- TASK: Starting at the first line of the entries below, restate each line exactly until you reach the line with "const fmt = new", and print that one too. Leave the pictures out and stop there.

-- Start --

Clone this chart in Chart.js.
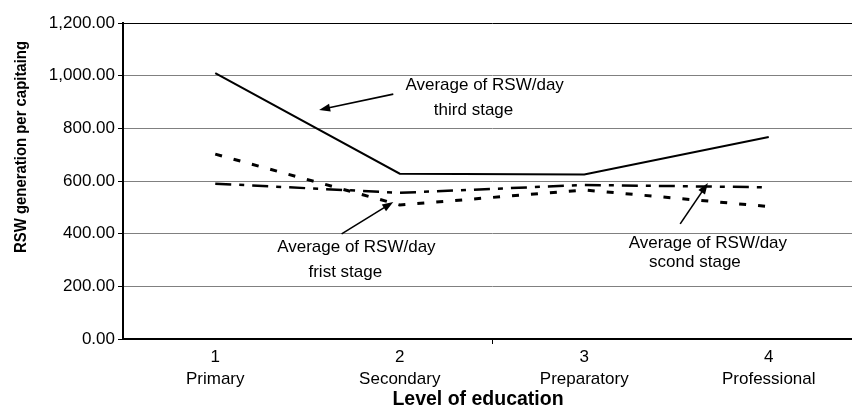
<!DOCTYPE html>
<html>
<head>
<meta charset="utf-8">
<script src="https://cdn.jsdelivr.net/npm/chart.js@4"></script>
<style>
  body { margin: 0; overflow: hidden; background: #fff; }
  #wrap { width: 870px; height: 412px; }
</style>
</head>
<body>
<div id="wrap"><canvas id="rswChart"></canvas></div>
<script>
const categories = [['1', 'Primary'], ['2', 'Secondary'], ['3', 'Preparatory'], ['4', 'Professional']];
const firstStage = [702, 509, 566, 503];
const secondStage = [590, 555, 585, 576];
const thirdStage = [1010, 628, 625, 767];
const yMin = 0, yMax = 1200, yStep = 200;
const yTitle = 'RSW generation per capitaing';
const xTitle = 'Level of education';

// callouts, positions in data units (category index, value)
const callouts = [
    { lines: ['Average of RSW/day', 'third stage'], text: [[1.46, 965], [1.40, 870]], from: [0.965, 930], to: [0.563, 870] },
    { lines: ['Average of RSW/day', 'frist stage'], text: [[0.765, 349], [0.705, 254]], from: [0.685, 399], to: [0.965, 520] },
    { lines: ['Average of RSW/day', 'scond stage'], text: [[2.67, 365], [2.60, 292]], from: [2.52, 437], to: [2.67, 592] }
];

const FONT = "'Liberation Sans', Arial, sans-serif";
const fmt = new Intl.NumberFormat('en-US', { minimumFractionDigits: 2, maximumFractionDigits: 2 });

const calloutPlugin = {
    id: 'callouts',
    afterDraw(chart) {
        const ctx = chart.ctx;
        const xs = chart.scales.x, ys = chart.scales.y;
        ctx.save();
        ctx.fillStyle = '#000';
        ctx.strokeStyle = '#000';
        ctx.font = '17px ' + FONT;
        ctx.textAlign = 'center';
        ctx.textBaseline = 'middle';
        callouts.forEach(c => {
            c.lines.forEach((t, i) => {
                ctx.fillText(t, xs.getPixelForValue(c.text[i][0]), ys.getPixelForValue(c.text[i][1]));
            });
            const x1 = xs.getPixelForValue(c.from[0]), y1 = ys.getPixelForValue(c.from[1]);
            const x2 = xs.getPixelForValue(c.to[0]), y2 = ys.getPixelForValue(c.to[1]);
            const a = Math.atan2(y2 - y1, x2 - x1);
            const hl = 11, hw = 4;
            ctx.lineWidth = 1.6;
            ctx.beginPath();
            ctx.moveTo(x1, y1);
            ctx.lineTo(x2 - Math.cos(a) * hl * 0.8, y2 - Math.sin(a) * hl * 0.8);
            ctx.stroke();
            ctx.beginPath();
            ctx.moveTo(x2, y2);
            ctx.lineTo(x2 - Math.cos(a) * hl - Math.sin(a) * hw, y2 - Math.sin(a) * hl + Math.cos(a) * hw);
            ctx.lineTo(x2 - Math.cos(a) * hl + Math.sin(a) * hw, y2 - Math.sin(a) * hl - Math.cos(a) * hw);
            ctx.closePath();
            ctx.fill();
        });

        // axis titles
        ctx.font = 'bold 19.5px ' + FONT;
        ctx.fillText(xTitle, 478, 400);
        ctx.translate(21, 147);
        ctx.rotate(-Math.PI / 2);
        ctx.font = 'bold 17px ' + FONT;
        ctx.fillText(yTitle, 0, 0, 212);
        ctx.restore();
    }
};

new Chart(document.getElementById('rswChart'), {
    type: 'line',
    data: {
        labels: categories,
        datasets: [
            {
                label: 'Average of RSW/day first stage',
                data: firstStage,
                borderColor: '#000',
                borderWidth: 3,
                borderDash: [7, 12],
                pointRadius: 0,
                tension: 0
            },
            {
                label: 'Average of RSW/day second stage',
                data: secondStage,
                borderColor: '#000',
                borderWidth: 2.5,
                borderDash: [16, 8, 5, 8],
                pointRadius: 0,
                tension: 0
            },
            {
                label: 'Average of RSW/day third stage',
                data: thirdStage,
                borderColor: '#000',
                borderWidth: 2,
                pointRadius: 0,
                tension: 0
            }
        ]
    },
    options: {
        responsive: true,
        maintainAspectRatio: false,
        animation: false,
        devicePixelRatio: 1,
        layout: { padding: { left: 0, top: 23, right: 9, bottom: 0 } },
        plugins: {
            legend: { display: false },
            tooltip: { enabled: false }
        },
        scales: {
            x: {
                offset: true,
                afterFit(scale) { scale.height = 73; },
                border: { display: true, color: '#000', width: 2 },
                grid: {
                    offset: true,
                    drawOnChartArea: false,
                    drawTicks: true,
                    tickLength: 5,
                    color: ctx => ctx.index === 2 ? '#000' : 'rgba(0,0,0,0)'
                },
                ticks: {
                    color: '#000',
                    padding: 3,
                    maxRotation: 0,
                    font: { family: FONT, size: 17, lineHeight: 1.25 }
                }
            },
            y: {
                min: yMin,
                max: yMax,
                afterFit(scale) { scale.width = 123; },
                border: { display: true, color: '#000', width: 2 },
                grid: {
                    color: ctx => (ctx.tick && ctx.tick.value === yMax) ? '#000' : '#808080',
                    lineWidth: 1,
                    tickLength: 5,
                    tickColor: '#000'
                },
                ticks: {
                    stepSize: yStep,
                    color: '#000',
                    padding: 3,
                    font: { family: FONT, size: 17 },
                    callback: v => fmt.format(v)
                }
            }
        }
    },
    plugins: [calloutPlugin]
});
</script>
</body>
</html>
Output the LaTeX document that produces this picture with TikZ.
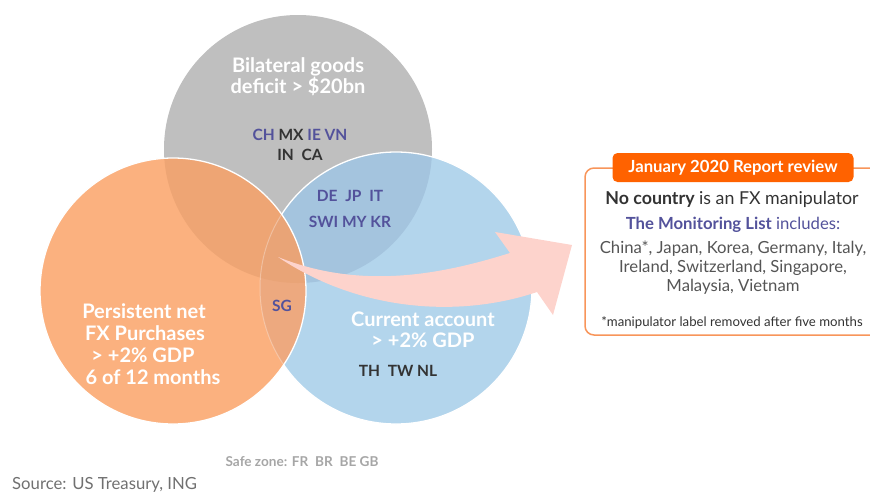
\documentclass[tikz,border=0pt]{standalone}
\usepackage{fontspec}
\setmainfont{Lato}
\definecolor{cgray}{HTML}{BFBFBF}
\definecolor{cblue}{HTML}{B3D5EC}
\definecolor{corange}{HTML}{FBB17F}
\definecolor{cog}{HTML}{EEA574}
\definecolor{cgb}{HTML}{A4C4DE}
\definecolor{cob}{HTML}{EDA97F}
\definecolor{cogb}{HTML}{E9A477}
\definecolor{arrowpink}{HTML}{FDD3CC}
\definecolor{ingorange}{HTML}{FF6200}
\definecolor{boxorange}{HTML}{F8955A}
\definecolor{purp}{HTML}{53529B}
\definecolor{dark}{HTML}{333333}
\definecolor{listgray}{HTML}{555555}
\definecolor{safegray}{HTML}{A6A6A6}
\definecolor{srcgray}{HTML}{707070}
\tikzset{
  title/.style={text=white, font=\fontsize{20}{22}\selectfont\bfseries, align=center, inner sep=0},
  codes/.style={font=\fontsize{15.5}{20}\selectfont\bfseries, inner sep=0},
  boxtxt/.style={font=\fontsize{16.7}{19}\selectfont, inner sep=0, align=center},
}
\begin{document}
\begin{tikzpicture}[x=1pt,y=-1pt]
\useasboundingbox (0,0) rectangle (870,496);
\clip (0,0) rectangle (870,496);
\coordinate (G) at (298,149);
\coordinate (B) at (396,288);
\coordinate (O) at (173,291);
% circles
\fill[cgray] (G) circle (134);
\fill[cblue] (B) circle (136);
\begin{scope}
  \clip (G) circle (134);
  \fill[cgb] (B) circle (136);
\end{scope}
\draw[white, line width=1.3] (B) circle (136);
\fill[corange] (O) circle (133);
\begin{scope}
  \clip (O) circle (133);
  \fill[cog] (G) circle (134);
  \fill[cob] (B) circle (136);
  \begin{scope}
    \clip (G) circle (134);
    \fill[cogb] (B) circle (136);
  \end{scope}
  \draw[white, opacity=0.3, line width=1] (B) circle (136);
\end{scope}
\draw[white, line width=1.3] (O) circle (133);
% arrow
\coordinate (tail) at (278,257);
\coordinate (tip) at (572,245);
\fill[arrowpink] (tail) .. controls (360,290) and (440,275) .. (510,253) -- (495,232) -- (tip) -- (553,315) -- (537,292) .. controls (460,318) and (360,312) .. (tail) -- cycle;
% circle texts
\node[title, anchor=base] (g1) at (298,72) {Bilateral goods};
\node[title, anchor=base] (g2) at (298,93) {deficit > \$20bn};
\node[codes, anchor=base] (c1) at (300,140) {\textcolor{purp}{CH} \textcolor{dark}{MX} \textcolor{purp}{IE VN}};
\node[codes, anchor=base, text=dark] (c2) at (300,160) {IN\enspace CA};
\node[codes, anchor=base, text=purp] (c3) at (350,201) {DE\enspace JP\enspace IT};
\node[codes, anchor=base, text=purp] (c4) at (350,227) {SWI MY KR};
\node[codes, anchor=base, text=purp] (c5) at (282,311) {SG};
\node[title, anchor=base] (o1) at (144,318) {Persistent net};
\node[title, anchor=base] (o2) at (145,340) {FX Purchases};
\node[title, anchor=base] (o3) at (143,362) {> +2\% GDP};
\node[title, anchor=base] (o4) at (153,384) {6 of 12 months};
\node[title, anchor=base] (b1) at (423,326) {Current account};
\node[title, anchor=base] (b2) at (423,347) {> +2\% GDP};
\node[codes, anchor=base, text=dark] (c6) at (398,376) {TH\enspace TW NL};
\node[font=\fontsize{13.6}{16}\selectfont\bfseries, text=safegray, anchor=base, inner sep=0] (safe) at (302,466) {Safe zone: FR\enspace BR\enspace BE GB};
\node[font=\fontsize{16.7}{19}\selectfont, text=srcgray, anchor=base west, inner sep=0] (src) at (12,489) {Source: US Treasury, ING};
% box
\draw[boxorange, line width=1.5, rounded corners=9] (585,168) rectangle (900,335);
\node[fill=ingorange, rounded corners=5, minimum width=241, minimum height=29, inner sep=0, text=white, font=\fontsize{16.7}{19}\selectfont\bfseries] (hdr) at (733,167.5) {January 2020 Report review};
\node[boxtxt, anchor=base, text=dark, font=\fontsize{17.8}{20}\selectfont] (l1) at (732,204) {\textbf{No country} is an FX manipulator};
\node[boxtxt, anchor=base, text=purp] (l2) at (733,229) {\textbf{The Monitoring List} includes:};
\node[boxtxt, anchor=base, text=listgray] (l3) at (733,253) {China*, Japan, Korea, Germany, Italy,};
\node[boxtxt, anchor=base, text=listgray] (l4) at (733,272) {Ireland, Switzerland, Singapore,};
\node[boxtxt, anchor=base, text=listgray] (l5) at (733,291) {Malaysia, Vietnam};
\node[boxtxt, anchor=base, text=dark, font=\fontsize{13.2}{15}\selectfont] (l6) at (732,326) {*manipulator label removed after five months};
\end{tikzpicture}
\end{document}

-- End --

- TASK OUTPUT:
Clone this chart in Chart.js.
<!DOCTYPE html>
<html>
<head>
<meta charset="utf-8">
<script src="https://cdn.jsdelivr.net/npm/chart.js@4"></script>
<style>
  body { margin: 0; overflow: hidden; background: #fff; }
  #wrap { width: 870px; height: 412px; }
</style>
</head>
<body>
<div id="wrap"><canvas id="rswChart"></canvas></div>
<script>
const categories = [['1', 'Primary'], ['2', 'Secondary'], ['3', 'Preparatory'], ['4', 'Professional']];
const firstStage = [702, 509, 566, 503];
const secondStage = [590, 555, 585, 576];
const thirdStage = [1010, 628, 625, 767];
const yMin = 0, yMax = 1200, yStep = 200;
const yTitle = 'RSW generation per capitaing';
const xTitle = 'Level of education';

// callouts, positions in data units (category index, value)
const callouts = [
    { lines: ['Average of RSW/day', 'third stage'], text: [[1.46, 965], [1.40, 870]], from: [0.965, 930], to: [0.563, 870] },
    { lines: ['Average of RSW/day', 'frist stage'], text: [[0.765, 349], [0.705, 254]], from: [0.685, 399], to: [0.965, 520] },
    { lines: ['Average of RSW/day', 'scond stage'], text: [[2.67, 365], [2.60, 292]], from: [2.52, 437], to: [2.67, 592] }
];

const FONT = "'Liberation Sans', Arial, sans-serif";
const fmt = new Intl.NumberFormat('en-US', { minimumFractionDigits: 2, maximumFractionDigits: 2 });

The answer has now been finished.